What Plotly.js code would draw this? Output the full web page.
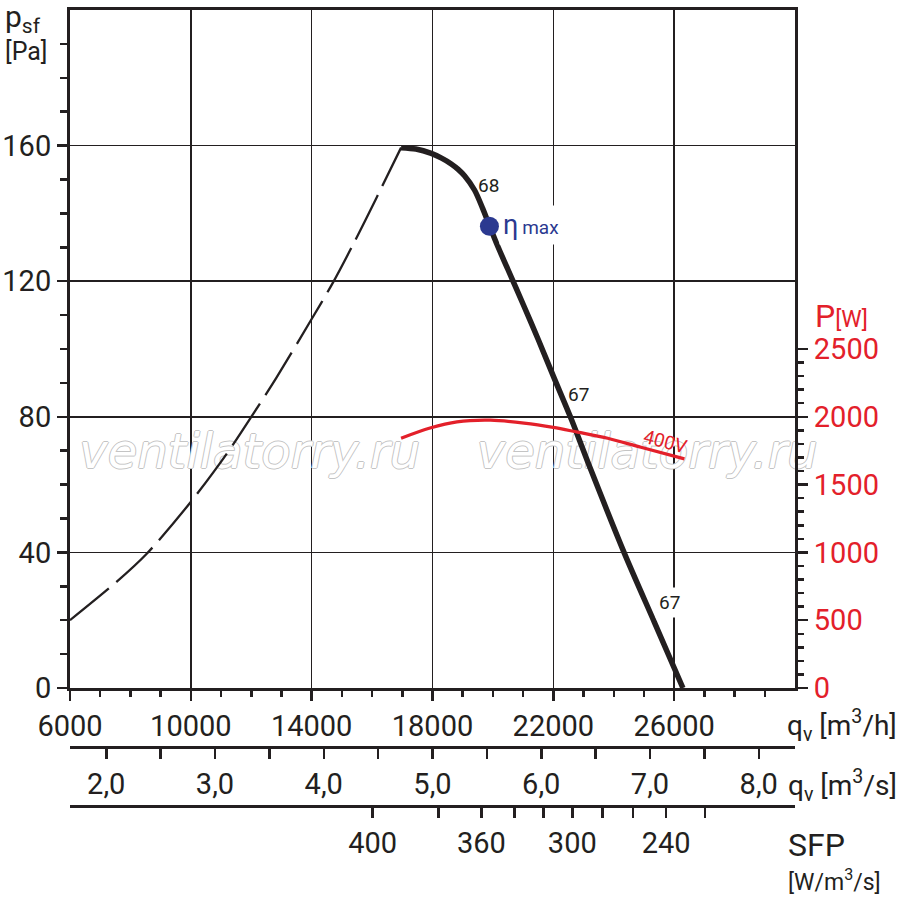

---

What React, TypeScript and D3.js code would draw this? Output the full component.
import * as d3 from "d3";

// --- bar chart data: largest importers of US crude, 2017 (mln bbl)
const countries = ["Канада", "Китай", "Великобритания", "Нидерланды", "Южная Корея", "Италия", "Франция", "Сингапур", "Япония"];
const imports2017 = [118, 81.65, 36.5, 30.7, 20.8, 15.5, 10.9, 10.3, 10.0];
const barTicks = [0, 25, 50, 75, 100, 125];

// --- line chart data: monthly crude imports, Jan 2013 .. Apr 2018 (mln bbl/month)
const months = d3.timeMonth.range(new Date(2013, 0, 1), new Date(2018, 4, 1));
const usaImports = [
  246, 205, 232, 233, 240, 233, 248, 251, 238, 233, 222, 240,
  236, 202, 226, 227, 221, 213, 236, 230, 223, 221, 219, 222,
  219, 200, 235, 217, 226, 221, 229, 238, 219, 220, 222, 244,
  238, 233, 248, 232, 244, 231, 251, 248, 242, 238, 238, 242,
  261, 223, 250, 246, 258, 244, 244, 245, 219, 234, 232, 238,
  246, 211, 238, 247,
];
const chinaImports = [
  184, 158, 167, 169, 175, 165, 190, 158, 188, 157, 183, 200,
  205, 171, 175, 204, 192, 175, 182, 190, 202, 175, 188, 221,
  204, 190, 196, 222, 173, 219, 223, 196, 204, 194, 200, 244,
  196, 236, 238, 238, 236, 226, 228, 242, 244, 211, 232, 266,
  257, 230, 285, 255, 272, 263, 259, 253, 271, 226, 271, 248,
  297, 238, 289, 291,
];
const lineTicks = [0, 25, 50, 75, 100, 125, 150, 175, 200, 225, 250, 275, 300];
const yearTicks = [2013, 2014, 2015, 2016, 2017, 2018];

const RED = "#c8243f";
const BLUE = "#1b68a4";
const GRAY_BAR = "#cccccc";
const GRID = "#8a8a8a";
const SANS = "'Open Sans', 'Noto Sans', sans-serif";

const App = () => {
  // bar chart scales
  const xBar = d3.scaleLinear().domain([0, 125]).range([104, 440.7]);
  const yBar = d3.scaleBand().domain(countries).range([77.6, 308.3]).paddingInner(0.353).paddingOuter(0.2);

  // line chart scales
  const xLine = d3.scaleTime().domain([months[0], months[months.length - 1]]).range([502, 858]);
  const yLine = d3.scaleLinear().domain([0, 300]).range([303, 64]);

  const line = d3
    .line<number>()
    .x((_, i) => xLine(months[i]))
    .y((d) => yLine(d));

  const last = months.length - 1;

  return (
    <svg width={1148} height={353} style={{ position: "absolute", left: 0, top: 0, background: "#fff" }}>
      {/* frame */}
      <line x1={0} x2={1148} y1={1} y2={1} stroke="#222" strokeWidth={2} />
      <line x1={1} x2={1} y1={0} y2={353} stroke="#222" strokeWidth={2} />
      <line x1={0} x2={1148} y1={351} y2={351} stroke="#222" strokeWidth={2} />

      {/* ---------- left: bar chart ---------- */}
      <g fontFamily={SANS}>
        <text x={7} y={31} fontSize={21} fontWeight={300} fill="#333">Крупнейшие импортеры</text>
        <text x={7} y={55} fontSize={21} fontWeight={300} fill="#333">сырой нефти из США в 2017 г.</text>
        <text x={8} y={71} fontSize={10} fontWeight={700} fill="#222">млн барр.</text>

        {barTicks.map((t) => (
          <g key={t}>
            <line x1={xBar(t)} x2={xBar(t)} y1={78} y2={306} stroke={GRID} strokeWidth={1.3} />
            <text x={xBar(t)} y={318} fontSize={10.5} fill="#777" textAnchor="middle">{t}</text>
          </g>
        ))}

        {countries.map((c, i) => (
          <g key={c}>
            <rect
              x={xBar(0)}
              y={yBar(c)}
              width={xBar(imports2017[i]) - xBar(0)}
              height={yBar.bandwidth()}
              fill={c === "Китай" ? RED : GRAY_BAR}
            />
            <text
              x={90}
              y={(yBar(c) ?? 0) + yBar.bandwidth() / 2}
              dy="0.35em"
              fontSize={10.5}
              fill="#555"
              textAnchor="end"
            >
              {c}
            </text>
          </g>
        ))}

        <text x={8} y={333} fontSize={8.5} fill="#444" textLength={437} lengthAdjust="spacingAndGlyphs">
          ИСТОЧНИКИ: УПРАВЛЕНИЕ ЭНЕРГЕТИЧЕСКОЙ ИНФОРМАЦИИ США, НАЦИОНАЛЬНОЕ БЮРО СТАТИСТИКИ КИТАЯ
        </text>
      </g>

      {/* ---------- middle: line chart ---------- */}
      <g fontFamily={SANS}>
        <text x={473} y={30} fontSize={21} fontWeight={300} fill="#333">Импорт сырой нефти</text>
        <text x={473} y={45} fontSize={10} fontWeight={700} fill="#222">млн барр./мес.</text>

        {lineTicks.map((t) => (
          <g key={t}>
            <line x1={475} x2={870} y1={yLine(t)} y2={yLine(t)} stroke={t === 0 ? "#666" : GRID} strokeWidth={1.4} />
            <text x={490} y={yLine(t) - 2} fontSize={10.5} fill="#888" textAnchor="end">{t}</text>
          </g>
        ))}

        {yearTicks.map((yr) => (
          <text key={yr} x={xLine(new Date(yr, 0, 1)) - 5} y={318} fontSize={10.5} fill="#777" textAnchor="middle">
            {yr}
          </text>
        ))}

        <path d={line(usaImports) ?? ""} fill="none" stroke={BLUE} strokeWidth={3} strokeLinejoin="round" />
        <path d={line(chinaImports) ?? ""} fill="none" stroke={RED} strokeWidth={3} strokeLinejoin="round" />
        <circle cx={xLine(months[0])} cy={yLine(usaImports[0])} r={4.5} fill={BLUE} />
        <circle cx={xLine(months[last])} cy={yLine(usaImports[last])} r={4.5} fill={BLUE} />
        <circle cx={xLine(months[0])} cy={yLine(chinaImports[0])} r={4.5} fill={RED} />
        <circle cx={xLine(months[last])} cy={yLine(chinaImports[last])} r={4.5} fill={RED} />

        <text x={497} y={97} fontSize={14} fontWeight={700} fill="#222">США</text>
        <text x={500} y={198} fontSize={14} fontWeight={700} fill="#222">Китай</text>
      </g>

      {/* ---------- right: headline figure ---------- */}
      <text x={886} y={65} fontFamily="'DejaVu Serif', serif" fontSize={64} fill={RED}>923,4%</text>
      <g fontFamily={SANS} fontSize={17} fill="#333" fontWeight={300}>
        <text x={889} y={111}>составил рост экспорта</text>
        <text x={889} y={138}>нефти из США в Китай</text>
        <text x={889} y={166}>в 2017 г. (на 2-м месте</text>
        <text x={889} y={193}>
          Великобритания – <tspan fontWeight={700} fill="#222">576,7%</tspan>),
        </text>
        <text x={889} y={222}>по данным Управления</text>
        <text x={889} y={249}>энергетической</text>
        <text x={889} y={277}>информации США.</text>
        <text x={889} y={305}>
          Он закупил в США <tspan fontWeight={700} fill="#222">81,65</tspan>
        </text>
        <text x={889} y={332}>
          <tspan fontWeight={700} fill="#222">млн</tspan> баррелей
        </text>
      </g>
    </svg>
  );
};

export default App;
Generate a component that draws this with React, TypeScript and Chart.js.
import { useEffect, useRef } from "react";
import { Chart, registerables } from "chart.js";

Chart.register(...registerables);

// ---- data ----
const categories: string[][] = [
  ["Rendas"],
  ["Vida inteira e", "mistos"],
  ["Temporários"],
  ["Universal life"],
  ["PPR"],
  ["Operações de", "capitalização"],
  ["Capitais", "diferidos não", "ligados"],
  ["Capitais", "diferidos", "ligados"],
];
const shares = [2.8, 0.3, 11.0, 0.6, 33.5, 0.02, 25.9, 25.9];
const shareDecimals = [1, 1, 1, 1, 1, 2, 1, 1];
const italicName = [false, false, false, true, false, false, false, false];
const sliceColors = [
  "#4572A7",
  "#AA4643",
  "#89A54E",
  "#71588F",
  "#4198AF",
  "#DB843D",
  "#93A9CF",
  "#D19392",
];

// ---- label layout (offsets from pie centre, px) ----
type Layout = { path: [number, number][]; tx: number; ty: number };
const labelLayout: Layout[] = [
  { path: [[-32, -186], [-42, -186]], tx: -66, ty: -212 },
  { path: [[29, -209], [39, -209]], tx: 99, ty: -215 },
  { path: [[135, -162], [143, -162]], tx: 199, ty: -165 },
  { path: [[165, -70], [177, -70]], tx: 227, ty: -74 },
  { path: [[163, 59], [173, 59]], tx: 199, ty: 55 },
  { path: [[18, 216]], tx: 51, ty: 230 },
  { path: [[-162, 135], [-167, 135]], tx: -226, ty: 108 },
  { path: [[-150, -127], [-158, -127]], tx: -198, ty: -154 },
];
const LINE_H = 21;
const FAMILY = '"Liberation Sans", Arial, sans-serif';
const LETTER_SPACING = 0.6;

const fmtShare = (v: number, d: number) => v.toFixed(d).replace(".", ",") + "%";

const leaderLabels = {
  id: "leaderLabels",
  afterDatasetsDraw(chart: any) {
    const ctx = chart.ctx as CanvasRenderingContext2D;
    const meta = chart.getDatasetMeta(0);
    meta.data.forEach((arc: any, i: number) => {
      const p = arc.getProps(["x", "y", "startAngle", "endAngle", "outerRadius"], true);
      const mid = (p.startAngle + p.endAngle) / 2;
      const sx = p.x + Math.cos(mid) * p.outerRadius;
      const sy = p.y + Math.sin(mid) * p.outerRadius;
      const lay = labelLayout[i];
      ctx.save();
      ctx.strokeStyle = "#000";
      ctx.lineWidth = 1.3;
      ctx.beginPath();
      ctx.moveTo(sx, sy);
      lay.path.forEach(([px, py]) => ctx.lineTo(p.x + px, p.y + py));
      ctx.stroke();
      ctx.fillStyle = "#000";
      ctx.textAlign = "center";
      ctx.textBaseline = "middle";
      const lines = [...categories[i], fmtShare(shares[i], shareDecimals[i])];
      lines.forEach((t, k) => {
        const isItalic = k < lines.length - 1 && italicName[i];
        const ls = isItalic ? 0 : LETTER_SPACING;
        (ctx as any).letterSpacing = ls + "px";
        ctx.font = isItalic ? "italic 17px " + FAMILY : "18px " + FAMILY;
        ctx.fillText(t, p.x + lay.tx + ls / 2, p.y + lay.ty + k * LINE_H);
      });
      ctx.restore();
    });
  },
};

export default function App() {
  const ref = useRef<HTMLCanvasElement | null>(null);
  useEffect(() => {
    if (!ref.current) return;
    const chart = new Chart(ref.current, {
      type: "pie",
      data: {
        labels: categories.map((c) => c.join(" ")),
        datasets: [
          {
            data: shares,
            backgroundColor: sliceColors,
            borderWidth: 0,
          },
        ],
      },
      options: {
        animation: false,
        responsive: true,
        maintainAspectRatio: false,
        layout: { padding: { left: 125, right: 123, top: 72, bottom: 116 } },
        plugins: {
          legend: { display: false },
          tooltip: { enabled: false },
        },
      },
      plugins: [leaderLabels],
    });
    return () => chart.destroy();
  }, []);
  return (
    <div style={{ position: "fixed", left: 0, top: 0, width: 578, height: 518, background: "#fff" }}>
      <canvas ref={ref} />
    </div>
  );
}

---

To do
Begin at the line containing "What React, TypeScript", end at the line containing "const barTicks = [0, 25, 50, 75, 100, 125];", and reproduce every line in that range exactly, both ends included.

Task response
What React, TypeScript and D3.js code would draw this? Output the full component.
import * as d3 from "d3";

// --- bar chart data: largest importers of US crude, 2017 (mln bbl)
const countries = ["Канада", "Китай", "Великобритания", "Нидерланды", "Южная Корея", "Италия", "Франция", "Сингапур", "Япония"];
const imports2017 = [118, 81.65, 36.5, 30.7, 20.8, 15.5, 10.9, 10.3, 10.0];
const barTicks = [0, 25, 50, 75, 100, 125];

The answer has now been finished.